僕の家族はみんな何かしら音楽関係の仕事をしている。父親と叔父はバンドの一員で、それもあって色んなミュージシャンたちに出会ってきた。僕がまだ赤ん坊のときに母親が抱っこして父親のコンサートに連れて行ってくれたという思い出があるくらいだ。
だから、必然的に音楽とコンサートというものには慣れ親しんでいたものの、本当に好きなバンドが演奏する、僕が聞いて育ってきた音楽を聴くという体験は改めて「音楽って素晴らしい!と実感させてくれたんだ。
とまあ、長い余談ではあったけど、これを紹介した意味というのは、アイドルというキャラクターを通して、コンサートが揺り動かした僕の感情を全部伝えようと思ったんだということ。キラ☆ミキという存在はあの夜の素晴らしい感覚すべてを体現していて、彼女のコンサートというものも僕が参加したものの熱狂を基準としている。
結果として、音楽とそのファンに対する純粋な愛が具現化されたというわけ。愛が強すぎて、空き巣に入られても気にせず、下着をあさられても「ちょっと困る」程度で済ませるくらい優しい人。もはや罪と言えるくらい優しい。
リリムという存在に付随する目的の1つは、彼ら彼女らは人間とは異なる物事の尺度を持つことで、通常の論理を持たず、他の存在とは違う現実を生きていることを感じさせるというものだった。キラ☆ミキはこのアイデアを発展させた最初のキャラだった。
そこで僕に新たな気づきが芽生えた。「そういや、以前考えたバットマンアイドルのアイデアをねじ込めるのでは?」
キラ☆ミキのデザインは長く苦しい戦いだった。Kiririnは長い時間をかけてリン・ミンメイのような伝統的なアイドルから、アイマスのあずささんや美希(インスピレーションだけでなく名前の元ネタにもなった)などの新しい系のアイドルの中間を探ってくれた。アイドルってのは、不可侵の女神のように見えながらも、ギリギリ手が届きそうにも見えなきゃダメなんだ…
苦労はしたけど、最終バージョンにはとても満足してるよ。十分な健全さを保ちながらも、他のアイドルとは違ったなにかを持っている。見た目としてはアイドルと言えば!という年齢の少し年上くらいを目指したんだ。若く見えるけど幼くはなく、成熟しているけどおばさんではない、くらい。
締めの一言としては、キラ☆ミキに関してじゃなく、彼女のコンセプトが生み出したものについて書こうかな。

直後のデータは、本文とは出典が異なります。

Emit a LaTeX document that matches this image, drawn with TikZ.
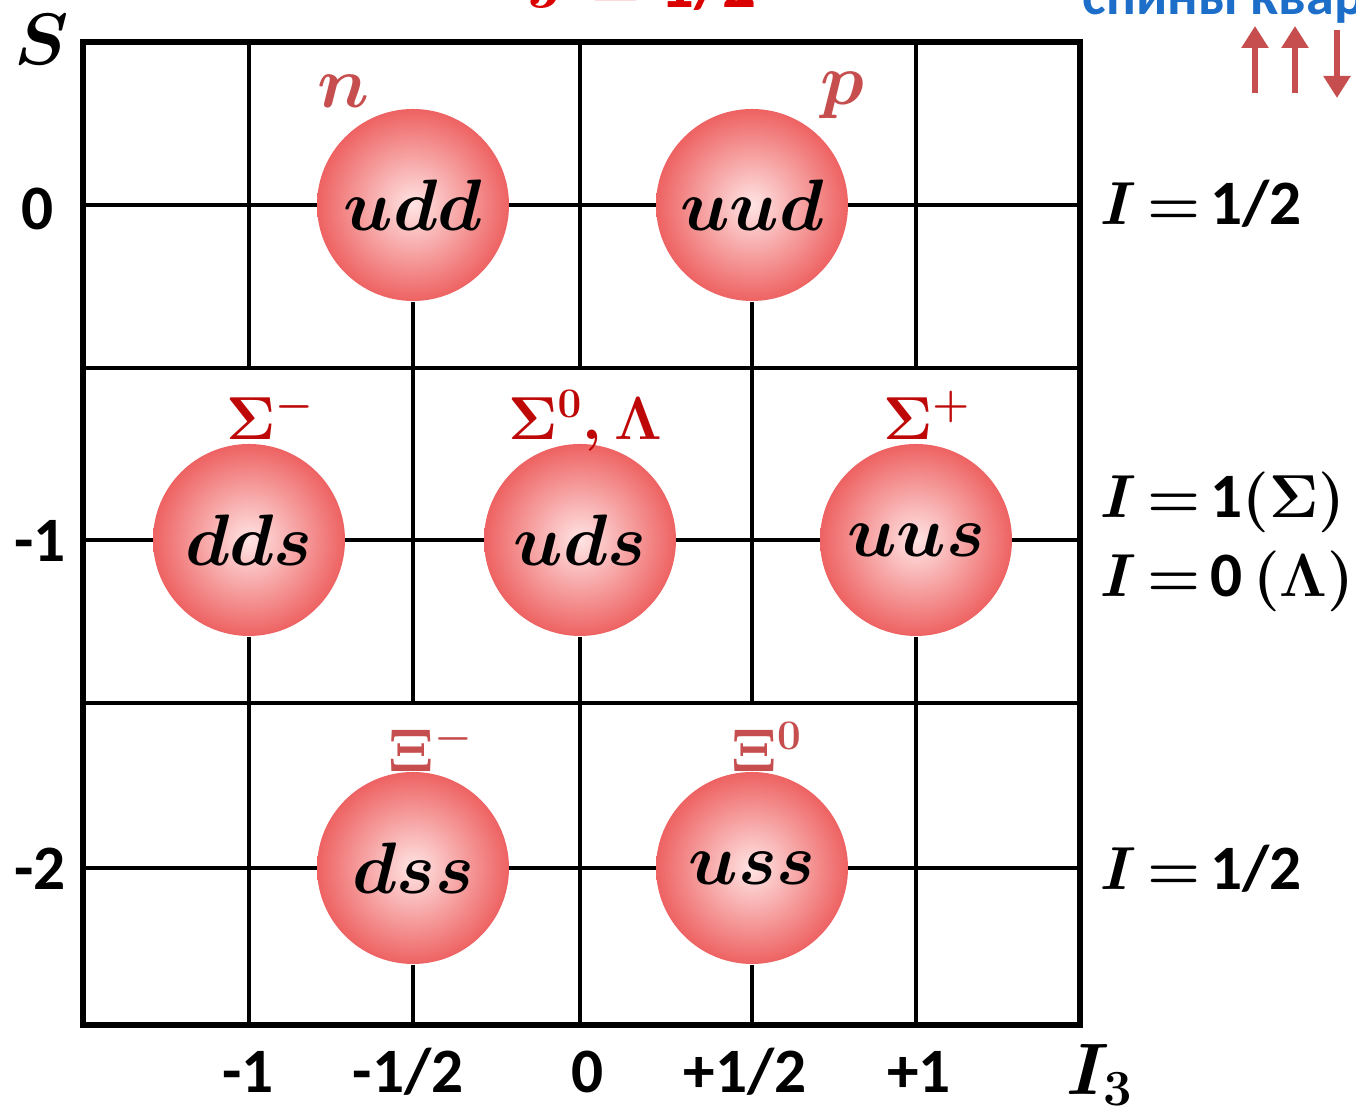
\documentclass[tikz,border=0pt]{standalone}
\usepackage{amsmath}
\usepackage{fontspec}
\setmainfont{Carlito}
\usepackage{bm}
\usetikzlibrary{arrows.meta}
\definecolor{ballpale}{RGB}{255,228,228}
\definecolor{ballred}{RGB}{238,98,98}
\definecolor{dullred}{RGB}{198,78,78}
\definecolor{deepred}{RGB}{190,8,8}
\definecolor{jred}{RGB}{218,0,0}
\definecolor{spinblue}{RGB}{28,110,200}

\begin{document}
\begin{tikzpicture}[
    gline/.style={line width=1.2pt},
    ball/.style={circle, minimum size=1.92cm, inner sep=0pt,
      inner color=ballpale, outer color=ballred,
      font=\boldmath\fontsize{20}{24}\selectfont},
    lab/.style={anchor=base, inner sep=0pt,
      font=\bfseries\boldmath\fontsize{18}{22}\selectfont},
    big/.style={font=\bfseries\boldmath\fontsize{19}{22}\selectfont},
    spin/.style={dullred, line width=1.6pt,
      -{Triangle[width=0.26cm,length=0.22cm]}}]
  \useasboundingbox (0,0) rectangle (13.56,11.15);
  % the grid, row by row
  \foreach \y in {9.10,7.47,5.75,4.12,2.47}
    \draw[gline] (0.83,\y) -- (10.80,\y);
  \foreach \x in {2.49,5.80,9.16} {
    \draw[gline] (\x,7.47) -- (\x,10.73);
    \draw[gline] (\x,0.90) -- (\x,4.12);
  }
  \foreach \x in {4.13,7.52}
    \draw[gline] (\x,4.12) -- (\x,7.47);
  \draw[line width=1.8pt] (0.83,0.90) rectangle (10.80,10.73);

  \newcommand{\baryon}[3]{\node[ball] (#1) at (#2) {$\bm{#1}$};
    \draw[gline] (#1.south) -- (#1.south |- 0,#3);}
  \baryon{udd}{4.13,9.10}{7.47}
  \baryon{uud}{7.52,9.10}{7.47}
  \baryon{dds}{2.49,5.75}{4.12}
  \baryon{uds}{5.80,5.75}{4.12}
  \baryon{uus}{9.16,5.75}{4.12}
  \baryon{dss}{4.13,2.47}{0.90}
  \baryon{uss}{7.52,2.47}{0.90}

  \node[lab, dullred, font=\boldmath\fontsize{21}{24}\selectfont] (nname) at (3.43,10.07) {$n$};
  \node[lab, dullred, font=\boldmath\fontsize{21}{24}\selectfont] (pname) at (8.42,10.10) {$p$};
  \node[lab, deepred] (sigm) at (2.71,6.75) {$\Sigma^{-}$};
  \node[lab, deepred] (sigz) at (5.85,6.75) {$\Sigma^{0},\Lambda$};
  \node[lab, deepred] (sigp) at (9.27,6.75) {$\Sigma^{+}$};
  \node[lab, dullred] (xim) at (4.31,3.43) {$\Xi^{-}$};
  \node[lab, dullred] (xiz) at (7.67,3.43) {$\Xi^{0}$};

  % axes
  \node[lab, font=\boldmath\fontsize{21}{24}\selectfont] (Saxis) at (0.42,10.50) {$S$};
  \node[lab] (s0) at (0.38,8.85) {0};
  \node[lab] (s1) at (0.40,5.53) {-1};
  \node[lab] (s2) at (0.40,2.25) {-2};
  \node[lab] (tm1) at (2.48,0.22) {-1};
  \node[lab] (tmh) at (4.08,0.22) {-1/2};
  \node[lab] (t0) at (5.88,0.22) {0};
  \node[lab] (tph) at (7.45,0.22) {+1/2};
  \node[lab] (tp1) at (9.19,0.22) {+1};
  \node[lab, anchor=base west, font=\boldmath\fontsize{21}{24}\selectfont] (Ithree) at (10.66,0.20) {$I_{3}$};

  % isospin
  \newcommand{\isoeq}{$I$\kern3pt$=$\kern3pt}
  \node[lab, anchor=base west] (iso1) at (11.00,8.90) {\isoeq 1/2};
  \node[lab, anchor=base west] (iso2) at (11.00,5.97) {\isoeq 1$(\Sigma)$};
  \node[lab, anchor=base west] (iso3) at (11.00,5.18) {\isoeq 0\kern3pt$(\Lambda)$};
  \node[lab, anchor=base west] (iso4) at (11.00,2.25) {\isoeq 1/2};

  % top: cut by the page edge
  \node[lab, big, jred] (jspin) at (6.42,11.07) {$J$\kern5pt$=$\kern5pt1/2};
  \node[lab, anchor=base west, spinblue, font=\bfseries\fontsize{16}{20}\selectfont] (spins) at (10.82,11.00) {спины кварков};
  \coordinate (u1a) at (12.55,10.22); \coordinate (u1b) at (12.55,10.89);
  \coordinate (u2a) at (12.95,10.22); \coordinate (u2b) at (12.95,10.89);
  \coordinate (d3a) at (13.37,10.85); \coordinate (d3b) at (13.37,10.17);
  \draw[spin] (u1a) -- (u1b);
  \draw[spin] (u2a) -- (u2b);
  \draw[spin] (d3a) -- (d3b);
\end{tikzpicture}
\end{document}
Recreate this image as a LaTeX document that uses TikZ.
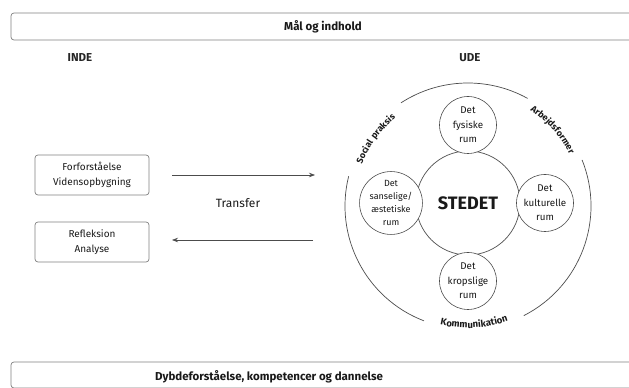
\documentclass[tikz,border=0pt]{standalone}
\usepackage{fontspec}
\setmainfont{Fira Sans}
\newfontfamily\arcfont[LetterSpace=12]{Fira Sans}
\usetikzlibrary{arrows.meta,decorations.text}
\begin{document}
\begin{tikzpicture}[x=1pt,y=1pt,
  band/.style={draw=black!50, line width=0.7pt, rounded corners=3pt, fill=white},
  bandtext/.style={font=\bfseries\fontsize{11.5}{11.5}\selectfont, text=black!90},
  head/.style={font=\bfseries\fontsize{11.5}{11.5}\selectfont, text=black!85},
  lbox/.style={draw=black!50, line width=0.7pt, rounded corners=3pt, minimum width=114pt, minimum height=40pt, align=center, font=\fontsize{10}{15}\selectfont, text=black!90},
  rumcirc/.style={circle, draw=black!70, line width=0.6pt, fill=white, minimum size=57pt, inner sep=0pt, align=center, font=\fontsize{9.8}{14.5}\selectfont, text=black!90},
  ring/.style={draw=black!70, line width=0.7pt},
  flow/.style={draw=black!70, line width=0.7pt, -{Stealth[length=6pt,width=4.5pt]}},
  arclabel/.style={decorate, decoration={text along path, text align=center, text color=black!90}}
]
\useasboundingbox (0,0) rectangle (629,388);

% bands
\node[band, minimum width=634pt, minimum height=27pt, inner sep=0pt] (topband) at (328,361.5) {};
\node[bandtext] (goal) at (323,361) {Mål og indhold};
\node[band, minimum width=634pt, minimum height=26pt, inner sep=0pt] (botband) at (328,13) {};
\node[bandtext] (result) at (269,11.5) {Dybdeforståelse, kompetencer og dannelse};

% headings
\node[head] (inde) at (80,330) {INDE};
\node[head] (ude) at (470,330) {UDE};

% left boxes
\node[lbox] (pre) at (92,213) {Forforståelse\\Vidensopbygning};
\node[lbox] (ref) at (92,146) {Refleksion\\Analyse};

% arrows
\coordinate (a1s) at (172,213);
\coordinate (a1e) at (315,213);
\coordinate (a2s) at (313,148);
\coordinate (a2e) at (172,148);
\draw[flow] (a1s) -- (a1e);
\draw[flow] (a2s) -- (a2e);
\node[font=\fontsize{12}{12}\selectfont, text=black!90] (transfer) at (238,185) {Transfer};

% big ring with gaps
\coordinate (C) at (468,182);
\draw[ring] (C) ++(166:123) arc[start angle=166, end angle=249, radius=123];
\draw[ring] (C) ++(297:123) arc[start angle=297, end angle=382, radius=123];
\draw[ring] (C) ++(61:123) arc[start angle=61, end angle=123, radius=123];

\path[arclabel, decoration={text={|\arcfont\bfseries\fontsize{9}{9}\selectfont|Social praksis}}]
  (C) ++(172:114) arc[start angle=172, end angle=116, radius=114];
\path[arclabel, decoration={text={|\arcfont\bfseries\fontsize{9}{9}\selectfont|Arbejdsformer}}]
  (C) ++(70:114) arc[start angle=70, end angle=14, radius=114];
\path[arclabel, decoration={text={|\arcfont\bfseries\fontsize{9.5}{9.5}\selectfont|Kommunikation}}]
  (C) ++(238:122) arc[start angle=238, end angle=308, radius=122];

% centre and rooms
\node[circle, draw=black!70, line width=0.7pt, minimum size=104pt, inner sep=0pt,
      font=\bfseries\fontsize{18}{18}\selectfont, text=black!90] (stedet) at (468,185) {STEDET};
\node[rumcirc] (fys) at (468,263) {Det\\fysiske\\rum};
\node[rumcirc] (kul) at (545,185) {Det\\kulturelle\\rum};
\node[rumcirc] (krop) at (468,107) {Det\\kropslige\\rum};
\node[rumcirc, font=\fontsize{9}{13.3}\selectfont] (san) at (391,185) {Det\\sanselige/\\æstetiske\\rum};
\end{tikzpicture}
\end{document}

SFでよくある設定としては、機械がなんでも人間より上手くできてしまうことにより、人類が停滞してしまうというやつがあるよね。その論理はわかるし、前例もあるっちゃあるけど(今でも様々なものが日々自動化されていっているし)、とは言え創造的分野も含めて機械が乗っ取ってしまう、というのはさすがにちょっとアホらしいと思ってる。
機械が感性を持ったり、新しく創造することは不可能だ!と言うつもりはない。けど、機械がそれをできるようになることで、人類の同様の行動が「時代遅れ」になるというのは僕より上手いライターがいるから僕はもう執筆活動辞めるわー、と言ってるようなものだよね。
誰かが何かを創り出す理由なんてそれこそ人それぞれだ。デイビー・リーデンがこのテーマそのものを追求するゲームを作っちゃったくらいに(The Beginner’s Guideのことね、一応言っておくけど)。ある創造性が別の創造性を生み出すというのは永劫の不変だ。キラ☆ミキが歌を歌えるAIだということが、他の歌手が不要だとか時代遅れになったということでは決してないんだ。